I used the term "dynamic difficulty", but the game doesn't actually adjust the content to suit the player. In theory the self-adjusting challenge is just an emergent property of the game since the player will have to grow to progress in the game and growth leads to challenges.
Compare it to a dungeon crawling game where you can skip levels if you want. Some preparations and collecting of equipment might be necessary, but it's not what the game is about and items quickly lose their value from one level to the next. Defeat in this game does not mean that you have to start over, you just get kicked back to an earlier level and you can quickly work your way down again and fill up your inventory.
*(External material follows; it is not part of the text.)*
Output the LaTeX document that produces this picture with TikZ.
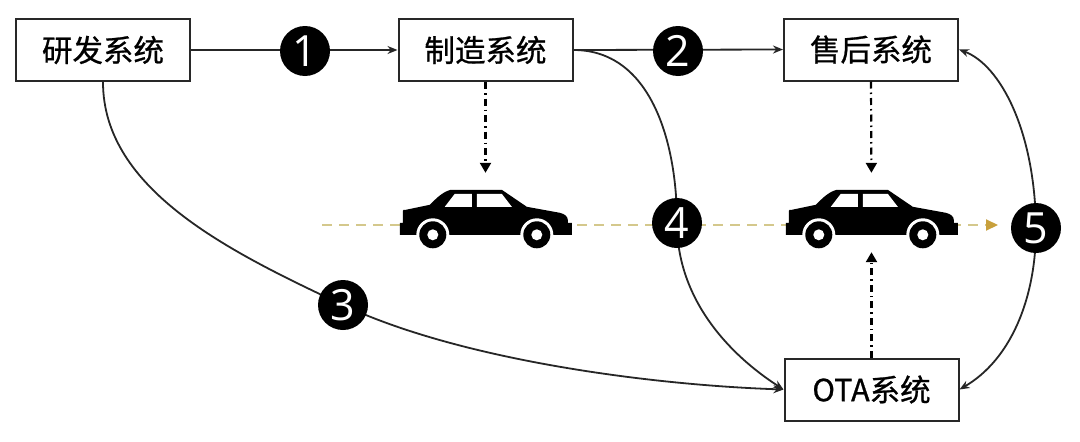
\documentclass[tikz,border=0pt]{standalone}
\usepackage{fontspec}
\newfontfamily\cjk[FakeBold=0.8]{Noto Sans CJK SC}
\newfontfamily\numfont{Open Sans}
\usetikzlibrary{arrows.meta}
\definecolor{roadcol}{RGB}{212,200,140}
\definecolor{goldtip}{RGB}{200,160,60}
\definecolor{boxline}{RGB}{40,40,40}
\tikzset{
  sysbox/.style={draw=boxline,line width=2pt,minimum width=174pt,minimum height=62pt,inner sep=0pt,
    font=\cjk\fontsize{30.5}{30.5}\selectfont},
  numcirc/.style={circle,fill=black,minimum size=50pt,inner sep=0pt,text=white,
    font=\numfont\fontsize{43}{43}\selectfont},
  conn/.style={draw=black!85,line width=1.8pt},
  tipa/.style={-{Stealth[length=10pt,width=8pt]}},
  dashdot/.style={draw=black,line width=2.2pt,dash pattern=on 7pt off 4pt on 1.5pt off 4pt,
    -{Triangle[length=10pt,width=11pt]}},
  carspace/.style={minimum width=173pt,minimum height=58pt,inner sep=0pt},
  car/.pic={
    \fill[black] (4,22) .. controls (4,21) and (5,21) .. (7,21) -- (31,16)
      .. controls (38,9) and (44,3) .. (52,1) -- (103,1)
      -- (128,18) -- (161,24) .. controls (166,25) and (169,28) .. (169,31) -- (169,34) -- (173,34)
      -- (173,46) -- (1,46) -- (1,34) -- (4,34) -- cycle;
    \fill[white] (46,18) -- (56,5) -- (73,5) -- (73,18) -- cycle;
    \fill[white] (78,5) -- (103,5) -- (113,18) -- (78,18) -- cycle;
    \foreach \wx in {34,138}{
      \fill[white] (\wx,46) circle (16.5);
      \fill[black] (\wx,46) circle (13.5);
      \fill[white] (\wx,46) circle (5.5);
    }
  }
}
\begin{document}
\begin{tikzpicture}[x=1pt,y=-1pt]
\useasboundingbox (0,0) rectangle (1080,442);
\fill[white] (0,0) rectangle (1080,442);

% boxes
\node[sysbox] (yf) at (103,50) {研发系统};
\node[sysbox] (zz) at (485.5,50) {制造系统};
\node[sysbox] (sh) at (871,49.5) {售后系统};
\node[sysbox] (ota) at (871.5,389.5) {OTA系统};

% car placeholders
\node[carspace] (car1) at (485.5,218) {};
\node[carspace] (car2) at (871.5,218) {};

% road line
\coordinate (roadL) at (322,225);
\coordinate (roadR) at (998,225);
\draw[draw=roadcol,line width=2pt,dash pattern=on 10pt off 7pt,
  -{Triangle[length=12pt,width=11pt,color=goldtip]}] (roadL) -- (roadR);

% number circles (positions)
\coordinate (p1) at (305,51);
\coordinate (p2) at (678,51);
\coordinate (p3) at (343,305);
\coordinate (p4) at (677,223);
\coordinate (p5) at (1036,228);

% connectors
\draw[conn,tipa] (yf.east) -- (zz.west);
\draw[conn,tipa] (zz.east) -- (sh.west);
\draw[conn,tipa] (yf.south) .. controls (103,190) and (230,252) .. (p3)
  .. controls (460,360) and (650,385) .. (ota.west);
\draw[conn,tipa] (zz.east) .. controls (650,50) and (677,140) .. (p4)
  .. controls (677,300) and (730,355) .. (ota.west);
\draw[conn,{Stealth[length=10pt,width=8pt]}-{Stealth[length=10pt,width=8pt]}]
  (sh.east) .. controls (1000,65) and (1035,130) .. (p5)
  .. controls (1036,300) and (1010,360) .. (ota.east);

% dash-dot arrows
\draw[dashdot,shorten >=16pt] (zz.south) -- (car1.north);
\draw[dashdot,shorten >=16pt] (sh.south) -- (car2.north);
\draw[dashdot,shorten >=5pt] (ota.north) -- (car2.south);

% cars
\pic at (car1.north west) {car};
\pic at (car2.north west) {car};

% circles
\node[numcirc] (n1) at (p1) {1};
\node[numcirc] (n2) at (p2) {2};
\node[numcirc] (n3) at (p3) {3};
\node[numcirc] (n4) at (p4) {4};
\node[numcirc] (n5) at (p5) {5};
\end{tikzpicture}
\end{document}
Skilled players can start playing and delve down maybe 10 levels right away, pick up a few items and then start fighting their way through challenges that are better suited to their skill. If they don't and choose to stay at the easier levels, the game won't reward them for grinding. But if they enjoy it, Fine. I don't think that it's inherently bad that players miss content to pursue personal goals, but if there are broken paths to achieve the intended goals, then that's a big problem. I don't want cars in my dungeon.
Does that clarify it a bit?
If this concept requires lots of balancing and tweaks to work without creating accidental zombie-killing cars I think it's doomed to be broken in some way. Hopefully it's possible to really simplify it and give the player a clean challenge curve that follows the population. Are you able to point out any specific pitfalls that you can see in this design?